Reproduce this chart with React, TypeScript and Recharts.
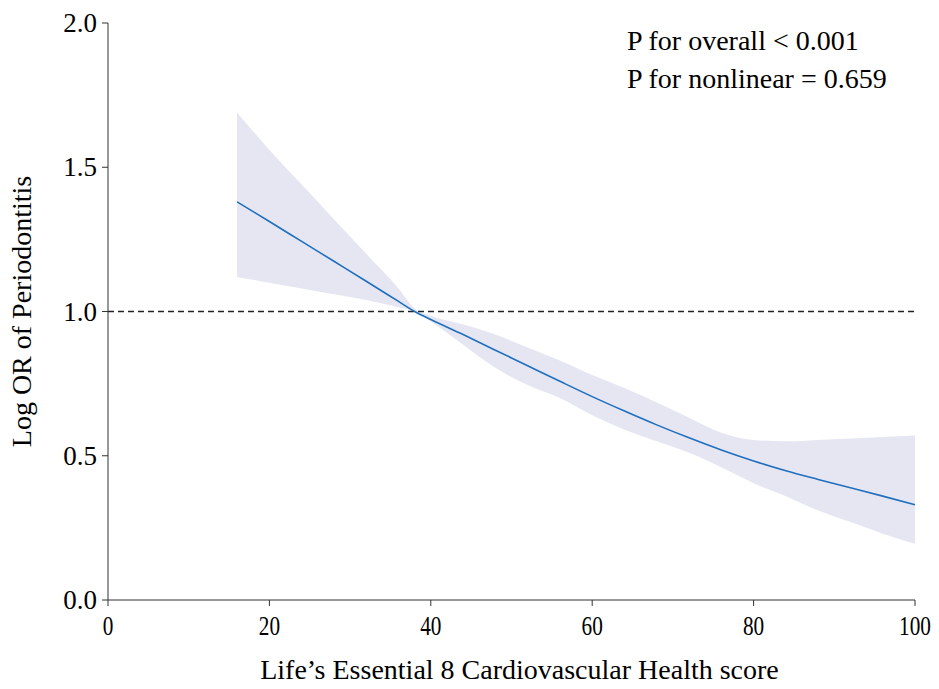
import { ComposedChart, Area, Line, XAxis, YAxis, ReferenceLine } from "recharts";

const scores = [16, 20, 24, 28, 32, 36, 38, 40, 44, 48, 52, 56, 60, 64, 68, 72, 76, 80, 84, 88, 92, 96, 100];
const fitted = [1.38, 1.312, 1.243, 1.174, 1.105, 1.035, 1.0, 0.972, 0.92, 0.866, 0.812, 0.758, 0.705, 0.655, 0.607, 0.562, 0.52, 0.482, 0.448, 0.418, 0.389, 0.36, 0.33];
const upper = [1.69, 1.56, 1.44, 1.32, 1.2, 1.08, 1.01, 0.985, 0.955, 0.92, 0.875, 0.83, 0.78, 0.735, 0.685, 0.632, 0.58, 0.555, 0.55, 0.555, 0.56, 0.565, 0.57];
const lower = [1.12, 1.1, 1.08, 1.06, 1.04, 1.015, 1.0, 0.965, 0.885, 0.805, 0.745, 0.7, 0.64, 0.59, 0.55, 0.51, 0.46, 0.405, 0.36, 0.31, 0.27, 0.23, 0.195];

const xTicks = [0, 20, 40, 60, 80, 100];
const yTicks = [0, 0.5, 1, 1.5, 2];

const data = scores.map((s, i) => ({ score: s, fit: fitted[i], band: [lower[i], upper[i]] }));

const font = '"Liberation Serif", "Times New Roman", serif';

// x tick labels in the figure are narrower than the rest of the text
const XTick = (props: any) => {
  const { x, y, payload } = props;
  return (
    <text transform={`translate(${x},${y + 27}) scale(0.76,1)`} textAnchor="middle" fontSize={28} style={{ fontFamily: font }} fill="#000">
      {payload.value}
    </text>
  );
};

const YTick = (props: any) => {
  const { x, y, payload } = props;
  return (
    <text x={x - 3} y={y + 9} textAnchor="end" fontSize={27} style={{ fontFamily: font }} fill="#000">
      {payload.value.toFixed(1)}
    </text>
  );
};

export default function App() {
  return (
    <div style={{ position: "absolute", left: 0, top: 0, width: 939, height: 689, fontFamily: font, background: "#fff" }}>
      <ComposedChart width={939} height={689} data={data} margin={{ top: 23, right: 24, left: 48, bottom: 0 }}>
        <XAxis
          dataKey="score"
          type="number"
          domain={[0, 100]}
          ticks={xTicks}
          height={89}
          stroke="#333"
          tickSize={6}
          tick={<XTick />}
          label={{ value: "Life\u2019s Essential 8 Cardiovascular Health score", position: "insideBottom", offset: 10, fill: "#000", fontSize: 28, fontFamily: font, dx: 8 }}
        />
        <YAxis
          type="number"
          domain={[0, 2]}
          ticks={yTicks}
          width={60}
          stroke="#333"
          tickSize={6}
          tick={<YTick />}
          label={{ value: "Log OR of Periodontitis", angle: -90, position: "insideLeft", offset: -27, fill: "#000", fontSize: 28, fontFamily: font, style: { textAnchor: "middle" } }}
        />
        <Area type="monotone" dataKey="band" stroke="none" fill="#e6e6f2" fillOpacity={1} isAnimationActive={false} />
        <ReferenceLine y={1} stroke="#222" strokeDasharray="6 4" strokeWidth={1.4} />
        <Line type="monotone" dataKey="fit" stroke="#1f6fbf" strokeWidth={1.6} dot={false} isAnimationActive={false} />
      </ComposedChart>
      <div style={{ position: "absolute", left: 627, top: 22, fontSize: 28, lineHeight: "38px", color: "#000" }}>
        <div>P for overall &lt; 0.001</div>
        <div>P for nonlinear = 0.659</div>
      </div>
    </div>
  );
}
▬▬▬▬▬▬▬▬▬▬
* [Short problem] Starting with the first line of the data above and ending with the line containing "XAxis, YAxis, ReferenceLine", please restate every line exactly, leaving images out.

* [The answer]
Reproduce this chart with React, TypeScript and Recharts.
import { ComposedChart, Area, Line, XAxis, YAxis, ReferenceLine } from "recharts";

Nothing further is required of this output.